Perbedaan utama antara pandangan Gnostik tentang reinkarnasi dan pandangan dalam tradisi lain terletak pada cara dunia materi dipandang. Bagi kaum Gnostik, dunia ini adalah ilusi atau bahkan penjara yang diciptakan oleh demiurge, bukan oleh Tuhan yang maha sempurna. Oleh karena itu, segala sesuatu yang mengikat kita pada dunia materi, termasuk reinkarnasi, dipandang sebagai hambatan untuk mencapai keselamatan.

Dalam tradisi-tradisi lain, seperti dalam ajaran Hindu, reinkarnasi dipandang sebagai bagian dari perjalanan spiritual yang alami. Dalam Kabbalah, misalnya, konsep Gilgul (siklus jiwa) menekankan pada pentingnya reinkarnasi untuk memperbaiki kesalahan dan mencapai kesempurnaan spiritual. Namun, bagi kaum Gnostik, reinkarnasi adalah sesuatu yang harus dihentikan, karena itu berarti jiwa masih terikat pada dunia yang tidak sempurna ini.

Implikasi Terhadap Pandangan Dunia Gnostik

Pandangan Gnostik tentang reinkarnasi memiliki implikasi besar terhadap cara hidup dan pandangan dunia mereka. Jika dunia materi dianggap sebagai tempat yang penuh penderitaan dan ilusi, maka fokus hidup adalah untuk menemukan pengetahuan spiritual yang akan membebaskan kita dari siklus ini. Ini sering kali mengarah pada sikap asketis dan penolakan terhadap norma-norma sosial dan agama konvensional, yang dianggap sebagai bagian dari dunia yang menyesatkan.

Gnostisisme juga mengajarkan bahwa keselamatan tidak dapat dicapai melalui perbuatan baik atau ritual agama semata, melainkan melalui gnosis—pengetahuan yang dalam dan personal tentang sifat sejati jiwa dan alam semesta. Ini berbeda dengan banyak tradisi agama yang menekankan pentingnya tindakan moral dan kepercayaan kepada institusi keagamaan untuk mencapai keselamatan.

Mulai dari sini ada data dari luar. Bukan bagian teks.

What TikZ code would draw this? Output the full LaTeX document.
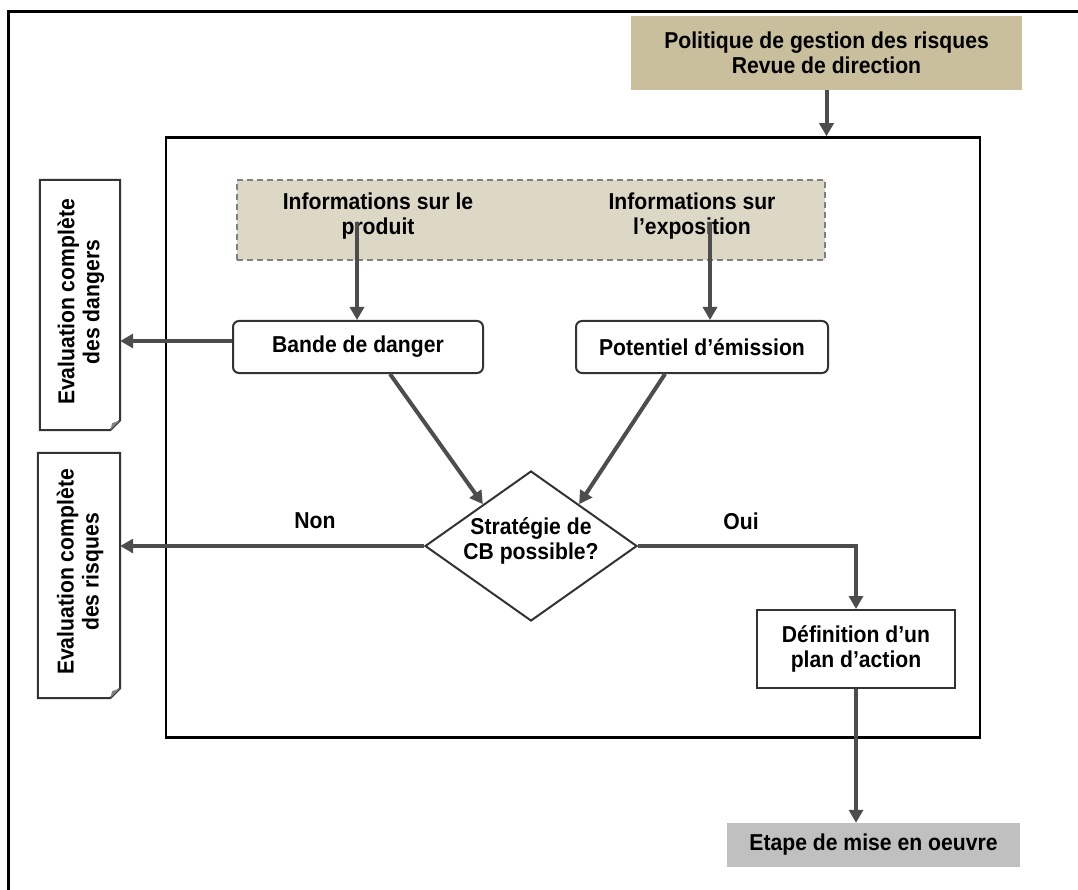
\documentclass[tikz,border=0pt]{standalone}
\usepackage{fontspec}
\setmainfont{Liberation Sans}[FakeStretch=0.92]
\usetikzlibrary{arrows.meta,shapes.geometric,calc}
\definecolor{tanA}{HTML}{C9BF9C}
\definecolor{tanB}{HTML}{DDD8C5}
\definecolor{grayE}{HTML}{C0C0C0}
\definecolor{arr}{HTML}{4D4D4D}
\definecolor{boxline}{HTML}{333333}
\tikzset{
  txt/.style={font=\fontsize{23}{25}\selectfont\bfseries, align=center, text=black},
  rbox/.style={draw=boxline, line width=2pt, rounded corners=6pt, fill=white, txt, inner sep=0pt},
  pbox/.style={draw=boxline, line width=2pt, fill=white, txt, inner sep=0pt},
  conn/.style={draw=arr, line width=4pt, -{Triangle[width=14pt,length=13pt]}},
  docline/.style={draw=boxline, line width=2pt, fill=white, line join=miter},
}
\begin{document}
\begin{tikzpicture}[x=1pt,y=-1pt]
\useasboundingbox (0,0) rectangle (1078,890);
% outer frame (top and left only)
\draw[line width=3pt] (8,890) -- (8,12) -- (1078,12);

% top box
\node[fill=tanA, minimum width=391pt, minimum height=74pt, txt, inner sep=0pt] (pol) at (826.5,53) {Politique de gestion des risques\\Revue de direction};

% inner frame
\node[draw=black, line width=2.5pt, minimum width=814pt, minimum height=600pt, inner sep=0pt] (frame) at (573,437.5) {};
\draw[conn] (pol.south) -- (pol.south |- frame.north);

% dashed info box
\node[draw=gray, dashed, dash pattern=on 6pt off 4pt, fill=tanB, line width=1.5pt, minimum width=588pt, minimum height=80pt, inner sep=0pt] (info) at (531,220) {};
\node[txt] (prod) at (378,216) {Informations sur le\\produit};
\node[txt] (expo) at (692,216) {Informations sur\\l’exposition};

% boxes
\node[rbox, minimum width=250pt, minimum height=52pt] (bande) at (358,347) {Bande de danger};
\node[rbox, minimum width=252pt, minimum height=52pt] (pot) at (702,347) {Potentiel d’émission};

\coordinate (p1) at (357,222);
\coordinate (p2) at (710,222);
\draw[conn] (p1) -- (p1 |- bande.north);
\draw[conn] (p2) -- (p2 |- pot.north);

% diamond
\node[diamond, draw=boxline, line width=2pt, fill=white, minimum width=212pt, minimum height=150pt, inner sep=0pt] (dia) at (531,546) {};
\node[txt] (diatxt) at (531,541) {Stratégie de\\CB possible?};

\draw[conn] ($(bande.south)+(32,0)$) -- ($(dia.west)!0.55!(dia.north)$);
\draw[conn] ($(pot.south)+(-37,0)$) -- ($(dia.east)!0.55!(dia.north)$);

% documents
\node[minimum width=80pt, minimum height=250pt, inner sep=0pt] (doc1) at (80,305) {};
\draw[docline] (doc1.north west) -- (doc1.north east) -- ($(doc1.south east)+(0,-10)$) -- ($(doc1.south east)+(-10,0)$) -- (doc1.south west) -- cycle;
\fill[gray] ($(doc1.south east)+(0,-10)$) -- ($(doc1.south east)+(-10,0)$) -- ($(doc1.south east)+(-8,-7)$) -- cycle;
\node[txt, rotate=90] (doc1t) at (81,302) {Evaluation complète\\des dangers};

\node[minimum width=82pt, minimum height=245pt, inner sep=0pt] (doc2) at (79,575.5) {};
\draw[docline] (doc2.north west) -- (doc2.north east) -- ($(doc2.south east)+(0,-10)$) -- ($(doc2.south east)+(-10,0)$) -- (doc2.south west) -- cycle;
\fill[gray] ($(doc2.south east)+(0,-10)$) -- ($(doc2.south east)+(-10,0)$) -- ($(doc2.south east)+(-8,-7)$) -- cycle;
\node[txt, rotate=90] (doc2t) at (80,572) {Evaluation complète\\des risques};

\coordinate (bw) at ($(bande.west)+(0,-6)$);
\draw[conn] (bw) -- (bw -| doc1.east);
\draw[conn] (dia.west) -- (dia.west -| doc2.east);

% oui branch
\node[pbox, minimum width=198pt, minimum height=78pt] (defn) at (856,649) {Définition d’un\\plan d’action};
\draw[conn] (dia.east) -| (defn.north);

\node[txt] (non) at (315,521) {Non};
\node[txt] (oui) at (741,521) {Oui};

% bottom box
\node[fill=grayE, minimum width=293pt, minimum height=44pt, txt, inner sep=0pt] (etape) at (873.5,845) {Etape de mise en oeuvre};
\draw[conn] (defn.south) -- (defn.south |- etape.north);
\end{tikzpicture}
\end{document}
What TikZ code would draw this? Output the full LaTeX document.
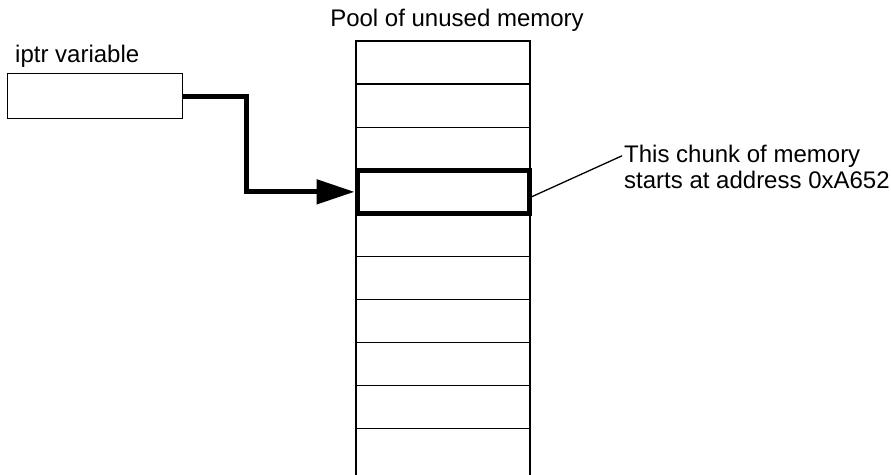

Kritik Terhadap Pandangan Gnostik

Pandangan Gnostik tentang reinkarnasi dan dunia materi telah menimbulkan kontroversi dan kritik dari berbagai tradisi agama lainnya. Gereja Kristen awal, misalnya, menganggap Gnostisisme sebagai ajaran sesat karena pandangannya yang sangat negatif tentang dunia fisik dan keyakinannya bahwa keselamatan bisa dicapai tanpa bantuan gereja atau sakramen.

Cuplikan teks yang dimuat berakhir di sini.